DU BIEN ET DE L’UN[1].


I. Tous les êtres, tant les êtres premiers que ceux qui reçoivent le nom d’êtres à un titre quelconque, ne sont des êtres que par leur unité. Que seraient-ils, en effet, sans elle ? Privés de leur unité, ils cesseraient d’être ce qu’on dit qu’ils sont. Une armée n’existe point, en effet, si elle n’est une ; il en est de même d’un chœur, d’un troupeau. Une maison, un vaisseau non plus ne sont point, s’ils ne possèdent l’unité ; en la perdant, ils cesseraient d’être ce qu’ils sont[2]. Il en est de même des quantités continues : elles n’existeraient pas si elles n’avaient pas d’unité : quand on les divise, en perdant leur unité, elles perdent en même temps leur nature. Considérez encore les corps des plantes et des animaux, dont chacun est un : s’ils viennent à perdre leur unité en se fractionnant en plusieurs parties, ils perdent aussitôt leur essence ; ils ne sont plus ce qu’ils étaient, ils sont devenus des êtres nouveaux, qui n’existent eux-mêmes qu’autant qu’ils sont uns.
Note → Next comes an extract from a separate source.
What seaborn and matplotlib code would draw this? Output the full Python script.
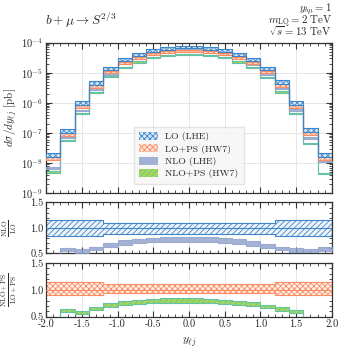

Ce qui fait en nous la santé, c’est que les parties de notre corps sont coordonnées dans l’unité ; la beauté, c’est que l’unité contient tous nos membres ; la vertu, c’est que notre âme tend à l’unité et devient une par l’harmonie de ses facultés.

Puisque l’Âme amène à l’unité toutes choses en les produisant, en les façonnant, en leur donnant la forme, devons-

  1. Pour les Remarques générales sur ce livre, Voy. les Éclaircissements à la fin du volume.
  2. Voy. ci-dessus Enn. VI, liv. VI, § 13, p. 387.